Jan was standing inside old St James’ church.

She was certain of that – even though her eyes had not
yet grown accustomed to the gloom – and what little she could see was not
as she remembered. There was stained glass in the windows, for a start, and the
light that entered through it shone on painted walls.

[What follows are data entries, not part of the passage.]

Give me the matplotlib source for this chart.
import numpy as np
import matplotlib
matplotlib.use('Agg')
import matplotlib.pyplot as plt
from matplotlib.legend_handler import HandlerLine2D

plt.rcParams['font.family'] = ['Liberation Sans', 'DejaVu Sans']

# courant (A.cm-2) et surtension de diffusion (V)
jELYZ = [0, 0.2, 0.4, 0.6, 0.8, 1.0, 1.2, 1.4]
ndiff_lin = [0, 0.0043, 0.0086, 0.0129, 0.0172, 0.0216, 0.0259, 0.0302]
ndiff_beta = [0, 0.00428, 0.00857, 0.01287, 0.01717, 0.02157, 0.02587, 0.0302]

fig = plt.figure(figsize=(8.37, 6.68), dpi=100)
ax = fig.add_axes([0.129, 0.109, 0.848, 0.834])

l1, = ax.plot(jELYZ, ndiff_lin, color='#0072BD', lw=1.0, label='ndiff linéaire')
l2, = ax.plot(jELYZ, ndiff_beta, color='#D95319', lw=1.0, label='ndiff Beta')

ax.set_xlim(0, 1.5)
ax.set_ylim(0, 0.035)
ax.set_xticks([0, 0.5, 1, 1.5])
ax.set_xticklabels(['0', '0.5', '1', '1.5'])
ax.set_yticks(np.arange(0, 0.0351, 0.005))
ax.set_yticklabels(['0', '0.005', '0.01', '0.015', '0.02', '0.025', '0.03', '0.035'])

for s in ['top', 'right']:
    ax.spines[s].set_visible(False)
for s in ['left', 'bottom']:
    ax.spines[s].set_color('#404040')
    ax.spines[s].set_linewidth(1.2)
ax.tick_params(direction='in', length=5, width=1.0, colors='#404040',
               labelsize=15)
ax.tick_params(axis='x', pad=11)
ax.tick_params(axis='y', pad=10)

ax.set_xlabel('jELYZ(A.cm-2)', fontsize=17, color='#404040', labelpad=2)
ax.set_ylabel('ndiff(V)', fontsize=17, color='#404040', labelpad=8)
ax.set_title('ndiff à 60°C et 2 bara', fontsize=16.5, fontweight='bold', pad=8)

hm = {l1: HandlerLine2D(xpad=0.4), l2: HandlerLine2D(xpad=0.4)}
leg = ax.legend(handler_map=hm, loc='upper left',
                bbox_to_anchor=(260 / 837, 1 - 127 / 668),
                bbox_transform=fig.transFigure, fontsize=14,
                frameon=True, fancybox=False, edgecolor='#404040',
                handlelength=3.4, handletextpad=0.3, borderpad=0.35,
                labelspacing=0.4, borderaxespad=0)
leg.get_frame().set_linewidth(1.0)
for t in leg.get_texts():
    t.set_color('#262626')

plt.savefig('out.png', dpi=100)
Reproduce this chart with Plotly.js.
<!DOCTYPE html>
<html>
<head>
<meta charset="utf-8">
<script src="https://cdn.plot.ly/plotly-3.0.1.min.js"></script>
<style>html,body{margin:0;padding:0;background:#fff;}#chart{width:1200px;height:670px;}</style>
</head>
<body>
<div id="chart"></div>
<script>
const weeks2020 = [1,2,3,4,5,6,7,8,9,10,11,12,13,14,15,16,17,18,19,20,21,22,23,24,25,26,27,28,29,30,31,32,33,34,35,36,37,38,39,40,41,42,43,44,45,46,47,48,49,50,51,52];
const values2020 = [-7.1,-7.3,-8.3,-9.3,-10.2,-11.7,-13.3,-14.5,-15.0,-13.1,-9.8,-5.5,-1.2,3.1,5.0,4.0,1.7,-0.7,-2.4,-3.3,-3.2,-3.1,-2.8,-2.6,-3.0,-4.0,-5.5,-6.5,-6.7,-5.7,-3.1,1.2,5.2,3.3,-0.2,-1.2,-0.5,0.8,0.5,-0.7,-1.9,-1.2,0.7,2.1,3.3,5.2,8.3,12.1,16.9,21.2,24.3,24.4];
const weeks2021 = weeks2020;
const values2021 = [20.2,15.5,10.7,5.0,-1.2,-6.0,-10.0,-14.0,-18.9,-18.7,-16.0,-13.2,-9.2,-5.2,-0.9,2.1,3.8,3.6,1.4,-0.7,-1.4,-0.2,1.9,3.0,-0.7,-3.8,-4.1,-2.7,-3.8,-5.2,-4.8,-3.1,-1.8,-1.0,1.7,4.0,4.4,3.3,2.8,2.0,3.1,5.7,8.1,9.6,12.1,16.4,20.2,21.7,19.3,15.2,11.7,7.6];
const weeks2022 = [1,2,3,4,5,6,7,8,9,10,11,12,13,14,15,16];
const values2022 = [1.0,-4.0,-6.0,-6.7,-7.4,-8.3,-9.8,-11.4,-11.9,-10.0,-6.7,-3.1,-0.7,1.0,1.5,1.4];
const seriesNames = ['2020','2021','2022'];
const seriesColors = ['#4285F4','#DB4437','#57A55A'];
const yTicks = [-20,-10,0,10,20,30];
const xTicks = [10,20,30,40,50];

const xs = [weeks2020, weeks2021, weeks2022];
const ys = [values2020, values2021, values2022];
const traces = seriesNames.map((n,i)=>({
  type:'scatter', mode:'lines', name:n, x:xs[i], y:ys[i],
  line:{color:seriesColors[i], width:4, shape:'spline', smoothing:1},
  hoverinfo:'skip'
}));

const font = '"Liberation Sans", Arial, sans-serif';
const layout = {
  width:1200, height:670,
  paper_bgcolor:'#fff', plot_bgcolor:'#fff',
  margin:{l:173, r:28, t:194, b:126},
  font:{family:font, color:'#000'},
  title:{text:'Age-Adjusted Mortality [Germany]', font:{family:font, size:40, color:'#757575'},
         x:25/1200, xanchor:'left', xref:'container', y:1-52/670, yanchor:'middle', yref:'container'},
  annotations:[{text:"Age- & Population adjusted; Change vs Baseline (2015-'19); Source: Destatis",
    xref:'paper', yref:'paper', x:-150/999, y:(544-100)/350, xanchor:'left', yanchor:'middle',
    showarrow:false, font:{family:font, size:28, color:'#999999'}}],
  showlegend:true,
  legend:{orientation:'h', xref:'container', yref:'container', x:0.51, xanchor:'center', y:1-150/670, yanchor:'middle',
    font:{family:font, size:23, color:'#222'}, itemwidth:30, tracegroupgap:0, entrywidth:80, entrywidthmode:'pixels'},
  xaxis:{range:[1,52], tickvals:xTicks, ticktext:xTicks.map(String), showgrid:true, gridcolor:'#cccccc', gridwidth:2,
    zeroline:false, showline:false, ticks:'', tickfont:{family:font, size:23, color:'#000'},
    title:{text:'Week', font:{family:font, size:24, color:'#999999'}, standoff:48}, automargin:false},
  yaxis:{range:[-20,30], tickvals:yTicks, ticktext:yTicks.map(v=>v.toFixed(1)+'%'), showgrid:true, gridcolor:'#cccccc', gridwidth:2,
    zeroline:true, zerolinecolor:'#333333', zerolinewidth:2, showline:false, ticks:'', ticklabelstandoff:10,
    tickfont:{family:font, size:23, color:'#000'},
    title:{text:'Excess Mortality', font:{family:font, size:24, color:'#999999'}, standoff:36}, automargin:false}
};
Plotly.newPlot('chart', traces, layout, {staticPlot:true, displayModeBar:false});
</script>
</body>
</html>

Jan moved silently to the side to take a closer look. Every
inch of every surface was covered by a pattern or a picture. Simple portraits
of saints and angels, painted straight on to the stone, were framed by shafts
and arches that had been elaborately decorated in the most brilliant of hues. The
quality of the painting was not particularly good, Jan noticed, but the colours
were so strong and their combinations so vibrant that she felt herself
bedazzled. When illuminated by the pools of pure light that filtered through
the windows, and viewed through the hazy film of candle smoke that pervaded the
old chapel, the whole placed seemed ethereal. Jan had a sense of
otherworldliness.

The vision shimmered. The candles guttered. Jan felt a gentle
breeze upon her cheek.

She turned. The north door stood ajar. Had someone left
– or entered? She did not move. She dared not move in case someone should
hear her. But no, the church was empty. The only sound was total silence; the
only sight was the open door. It seemed to fill her field of vision. It
certainly monopolised her thoughts. What lay beyond it, waiting for her? Who
was on the other side?

The compulsion to pass through it overwhelmed her. Jan moved
forward like a moth toward a flame. The slice of daylight opened wider, wider,
then engulfed her.

Once again, her eyes had to become accustomed to the light
– this time to its brilliance. Then, out of the blinding whiteness, her
surroundings began to materialise as though emerging from a dazzling mist. First
the edges and then the surfaces came into focus and resolved themselves into a
graveyard, a low stone wall and a distant row of cottages.

It was not quite the scene Jan was anticipating, but part of
her was not surprised. The 19th-century parish church was missing, and the
cottages might better be described as thatched sheds with thin walls daubed
with mud. But the horizon, looking north, was every bit as flat and featureless
as she had expected. Below it, all was marshland. Above it, all was sky.